During the initial lockdown, we rallied the morale of the populace and proclaimed “we are all in this together”, “we are all in the same boat”. Comforting words maybe, but very early on, it became evident that we were not all experiencing the storm in the same way and, contrary to the rallying call, it became painfully clear that we were not all passengers in the same vessel, and many were ill equipped to face the relenting bashing of the waves that ensued.
One thing I recently considered is that there was no final day of the COVID pandemic. Although recently we had an official recognition from the World Health Organisation that the worst was over, the reality is that we have been gradually getting “back to normal” over the past year.

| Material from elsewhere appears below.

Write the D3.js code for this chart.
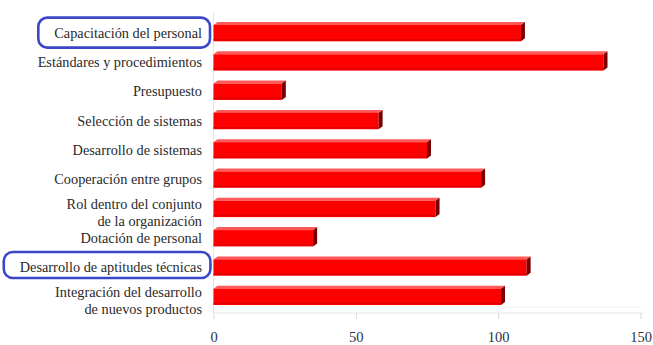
<!DOCTYPE html>
<html>
<head>
<meta charset="utf-8">
<script src="https://cdn.jsdelivr.net/npm/d3@7"></script>
<style>
  html, body { margin: 0; padding: 0; background: #fff; }
  svg { display: block; }
</style>
</head>
<body>
<svg id="chart" width="653" height="345"></svg>
<script>
// ---- data ----
const categories = [
  ["Capacitación del personal"],
  ["Estándares y procedimientos"],
  ["Presupuesto"],
  ["Selección de sistemas"],
  ["Desarrollo de sistemas"],
  ["Cooperación entre grupos"],
  ["Rol dentro del conjunto", "de la organización"],
  ["Dotación de personal"],
  ["Desarrollo de aptitudes técnicas"],
  ["Integración del desarrollo", "de nuevos productos"]
];
const values = [108, 137, 24, 58, 75, 94, 78, 35, 110, 101];
const xTicks = [0, 50, 100, 150];
const highlighted = [0, 8];

// ---- layout ----
const FONT = "Liberation Serif";
const svg = d3.select("#chart");
const pLeft = 213.5, pRight = 640.5, pTop = 17, pBottom = 310;
const x = d3.scaleLinear().domain([0, 150]).range([pLeft, pRight]);
const y = d3.scaleBand().domain(d3.range(categories.length)).range([pTop, pBottom]).paddingInner(0.34).paddingOuter(0.17);
const dx = 4, dy = -3;

// floor / walls
const g = svg.append("g");
g.append("line").attr("x1", pLeft).attr("x2", pLeft).attr("y1", 12).attr("y2", 313)
  .attr("stroke", "#e6e6e6").attr("stroke-width", 1.2);
g.append("line").attr("x1", pLeft).attr("x2", pRight + 3).attr("y1", 313).attr("y2", 313)
  .attr("stroke", "#e3e3e3").attr("stroke-width", 1.2);
g.append("line").attr("x1", pLeft + 2).attr("x2", pRight + 1).attr("y1", 307).attr("y2", 307)
  .attr("stroke", "#f0f0f0").attr("stroke-width", 1);

// x axis
const xAxis = d3.axisBottom(x).tickValues(xTicks).tickSize(6).tickPadding(13);
const ax = svg.append("g").attr("transform", "translate(0,313)").call(xAxis);
ax.select(".domain").remove();
ax.selectAll(".tick line").attr("stroke", "#d8d8d8");
ax.selectAll(".tick text").attr("fill", "#2b3346").attr("font-size", 14.5)
  .attr("font-family", FONT);

// bars
const bars = svg.append("g").selectAll("g").data(values).join("g");
bars.each(function(v, i) {
  const sel = d3.select(this);
  const x0 = x(0), x1 = x(v);
  const yt = y(i) + 3, h = y.bandwidth() - 3;
  sel.append("path")
    .attr("d", `M${x0},${yt} L${x0 + dx},${yt + dy} L${x1 + dx},${yt + dy} L${x1},${yt} Z`)
    .attr("fill", "#ff5a5a");
  sel.append("rect").attr("x", x0).attr("y", yt).attr("width", x1 - x0).attr("height", h)
    .attr("fill", "#ff0000");
  sel.append("line").attr("x1", x0).attr("x2", x1).attr("y1", yt + h - 1.5).attr("y2", yt + h - 1.5)
    .attr("stroke", "#e00000").attr("stroke-width", 1.5);
  sel.append("path")
    .attr("d", `M${x1},${yt} L${x1 + dx},${yt + dy} L${x1 + dx},${yt + h + dy} L${x1},${yt + h} Z`)
    .attr("fill", "#7a0000");
});

// labels
const labels = svg.append("g").selectAll("text").data(categories).join("text")
  .attr("text-anchor", "end")
  .attr("x", 202)
  .attr("font-size", 14.3)
  .attr("font-family", FONT)
  .attr("fill", "#2a2a2a")
  .each(function(lines, i) {
    const t = d3.select(this);
    const cy = y(i) + y.bandwidth() / 2 + 1;
    if (lines.length === 1) {
      t.append("tspan").attr("x", 202).attr("y", cy).attr("dy", "0.35em").text(lines[0]);
    } else {
      t.append("tspan").attr("x", 202).attr("y", cy - 4).attr("dy", "0.35em").text(lines[0]);
      t.append("tspan").attr("x", 202).attr("y", cy + 13).attr("dy", "0.35em").text(lines[1]);
    }
  });

// highlight boxes around selected labels
labels.filter((d, i) => highlighted.includes(i)).each(function(d, k) {
  const b = this.getBBox();
  const padTop = k === 0 ? 7 : 7, padBot = k === 0 ? 7 : 3;
  svg.append("rect")
    .attr("x", b.x - 16).attr("y", b.y - padTop)
    .attr("width", b.width + 24).attr("height", b.height + padTop + padBot)
    .attr("rx", 9).attr("ry", 9)
    .attr("fill", "none").attr("stroke", "#3b47c9").attr("stroke-width", 2.6);
});
</script>
</body>
</html>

Unlike the beginning, where there were nationwide announcements of unprecedented changes to the norm and extraordinary restrictions in our lives, there did not appear to be a clearly defined finishing line.
It happened through the phased relaxing of restrictions and now, here we are, bobbing along in a sea that has clear skies but unsure if the storm has really passed and is there another one on the horizon. Is it any wonder we are experiencing huge levels of stress and even burnout – we haven’t allowed ourselves to finish the stress process and many of us are a big mess of unresolved frustration, loss, anger, fear, uncertainty, exhaustion and mental strain.
In life and in business it is exactly the same. We are staying afloat in our own boats. Some are big, some small, some are taking on water, some have lost control of the steering, and some are struggling in the wash of the bigger vessels. Sending out an S.O.S. to help manoeuvre the stormy seas and accepting help and support will make all the difference and help individuals and business last the course and make it safely to shore.